It happened today - July 2, 2015
On July 2, in 1839, slaves on the Cuban ship Amistad, which incongruously means “friendship,” seized control of the vessel and headed for the U.S. After many troubles most reached American waters, though some died en route. In the land of the free they were promptly imprisoned and their Cuban prisoners released. But they did end up getting their freedom.
The original idea was to have them sent back to Cuba for trial and a certain gruesome fate. But American abolitionists managed to get them tried in the U.S. instead, in Connecticut, where Judge Andrew Judson ruled they were unlawfully enslaved and should be freed and sent back to Africa (all were African-born) rather than to Cuba. U.S. Democratic President Martin van Buren appealed the ruling all the way to the Supreme Court where former president John Quincy Adams joined their legal team and they won again.
It’s a remarkable story in all kinds of ways, beginning with the daring of the slaves who, seeing a narrow window of opportunity, seized it with both manacled hands. I think we all like to imagine that if we were slaves we would dare to revolt and manage to pull it off. But it’s easy to say when you haven’t been there; successful slave revolts were rare and clearly the dictates of prudence deserved careful consideration. Still, looking back, or simply in from the outside, there’s a vindication of the human spirit every time a slave or group does manage to cast off the fetters.

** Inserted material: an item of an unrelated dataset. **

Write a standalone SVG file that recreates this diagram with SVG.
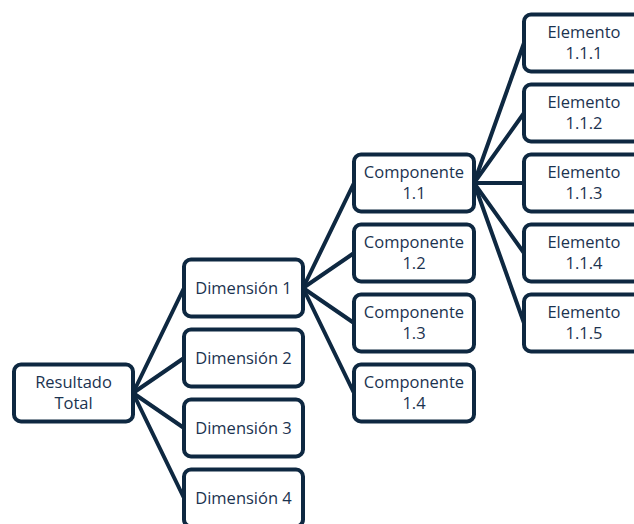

Then there’s the belief that the United States, then a major slaveholding nation, would live up to its ideals rather than succumb to the widespread violation of them (of course it would not have worked had they been taken to the South not New England). Their final legal victory in 1841 came two decades before hundreds of thousands of white Americans would lay down their lives to free people most of them, frankly, didn’t like very much (and over a hundred thousand more would die trying to keep them slaves). And the end of slavery in 1865 was far from the end of bigotry in the United States. And yet, when forced to the wall morally, Americans would side with liberty time and again.
It’s tragic that it took so long. But it did happen, and along the way episodes like the Amistad ruling do shine out in the murk that envelopes too much of the American past.